Benjamin Franklin
American · 1706 to 1790
Born on January 17, 1706, in Boston, Massachusetts Bay, Benjamin Franklin was the fifteenth of seventeen children fathered by Josiah Franklin, a soap and candle maker. He had two years of formal schooling. At twelve he was apprenticed to his older brother James, a printer, and read everything he could borrow; smuggling essays into his brother's newspaper under the name Silence Dogood, a middle-aged widow whose opinions he invented at sixteen. He ran away to Philadelphia at seventeen, arriving with three puffy rolls and almost no money, and built a printing business that made him a wealthy man. Poor Richard's Almanack, which he published yearly from 1732 to 1758 under the name Richard Saunders, sold roughly ten thousand copies a year and seeded the language with proverbs.
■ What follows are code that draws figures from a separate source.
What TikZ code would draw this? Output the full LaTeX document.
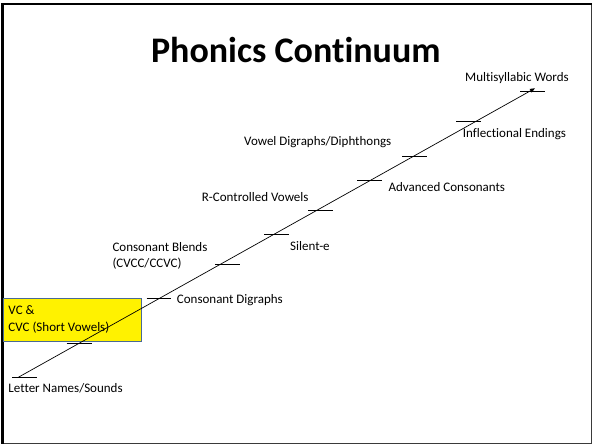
\documentclass[tikz,border=0pt]{standalone}
\usepackage{fontspec}
\setmainfont{Carlito}[Ligatures=NoCommon]
\usetikzlibrary{arrows.meta}
\definecolor{boxline}{HTML}{4A6A94}
\definecolor{framegray}{HTML}{3A3A3A}
\begin{document}
\begin{tikzpicture}[x=1pt,y=-1pt,
  lbl/.style={inner sep=0pt,anchor=base west,font=\fontsize{13}{16.7}\selectfont},
  tickmark/.style={line width=1.1pt,black},
  stagebox/.style={draw=boxline,line width=0.9pt,fill=yellow}]
\useasboundingbox (0,0) rectangle (592,445);
\fill[white] (0,0) rectangle (592,445);
% slide frame
\draw[framegray,line width=1pt] (591,4) -- (591,443.6) -- (2.5,443.6);
\draw[black,line width=2.5pt] (1.3,4.2) -- (591.5,4.2);
\draw[black,line width=2.5pt] (2.5,3) -- (2.5,444.2);
% title
\node[inner sep=0pt,anchor=base,font=\fontsize{36}{40}\bfseries\selectfont] (title) at (295.8,62.7) {Phonics Continuum};
% highlighted stage
\node[stagebox,minimum width=138pt,minimum height=42.4pt,inner sep=0pt,anchor=north west] (box) at (2.7,298.3) {};
% continuum axis
\coordinate (start) at (18.3,377.3);
\coordinate (end) at (535,88.3);
\draw[line width=0.7pt,-{Triangle[length=5pt,width=4pt]}] (start) -- (end);
% stage ticks
\foreach \xa/\xb/\yy in {12.3/36.7/377.3, 66.7/91.7/343.5, 146.7/170.7/298.7,
    215/240/264.3, 264/289/234.3, 308/333/210.3, 357/382/180.3,
    402/426.7/156.3, 456/480.7/121.3, 520/544.7/91.3}
  \draw[tickmark] (\xa,\yy) -- (\xb,\yy);
% stage labels
\node[lbl] (l1) at (8.3,392.6) {Letter Names/Sounds};
\node[lbl] (l2a) at (8.3,314.3) {VC \&};
\node[lbl] (l2b) at (8.3,331) {CVC (Short Vowels)};
\node[lbl] (l3) at (176.7,303.3) {Consonant Digraphs};
\node[lbl] (l4a) at (112.3,251.3) {Consonant Blends};
\node[lbl] (l4b) at (112.3,267.6) {(CVCC/CCVC)};
\node[lbl] (l5) at (290,250.6) {Silent-e};
\node[lbl] (l6) at (201.7,201) {R-Controlled Vowels};
\node[lbl] (l7) at (388.3,191) {Advanced Consonants};
\node[lbl] (l8) at (244,145.3) {Vowel Digraphs/Diphthongs};
\node[lbl] (l9) at (462.7,137) {Inflectional Endings};
\node[lbl] (l10) at (465,81.6) {Multisyllabic Words};
\end{tikzpicture}
\end{document}
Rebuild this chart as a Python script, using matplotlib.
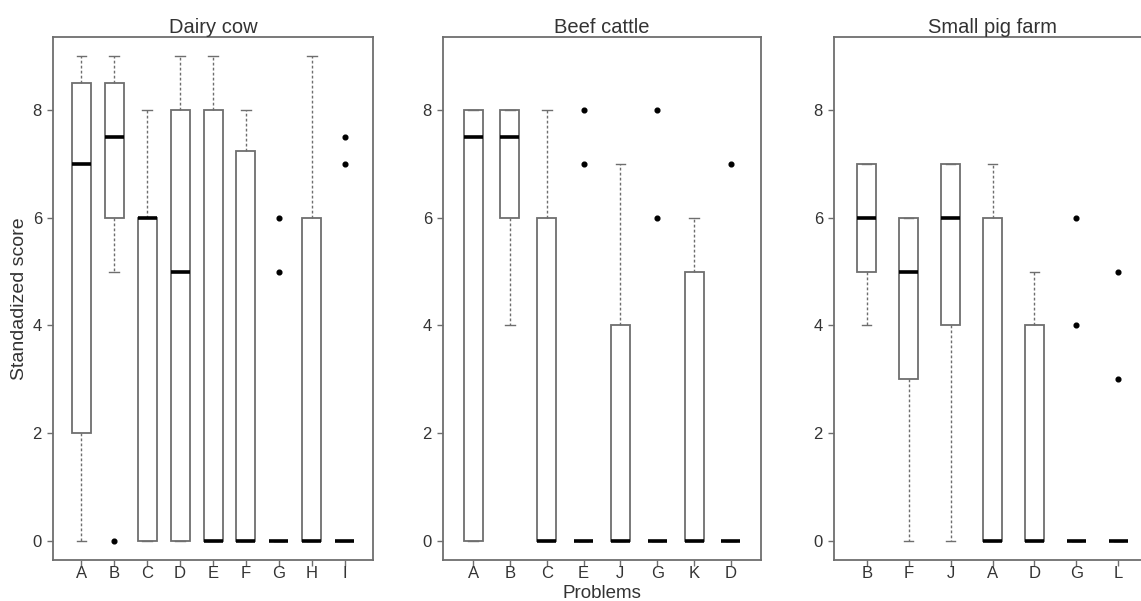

He retired from printing at forty-two to pursue science, drawing electricity from a thunderstorm with a kite in 1752 and inventing the lightning rod, the Franklin stove, and bifocal spectacles, none of which he patented. He helped draft and signed the Declaration of Independence, secured the French alliance as minister in Paris, and signed the Constitution, the only person to sign all four founding documents of the new republic. He began The Autobiography in 1771 and left it unfinished, its narrative breaking off well before the Revolution; it was first published after his death and became one of the most widely read memoirs ever written. He owned slaves for much of his life and late in it became president of an abolition society. He died in Philadelphia on April 17, 1790, at the age of eighty-four, and some twenty thousand people attended his funeral.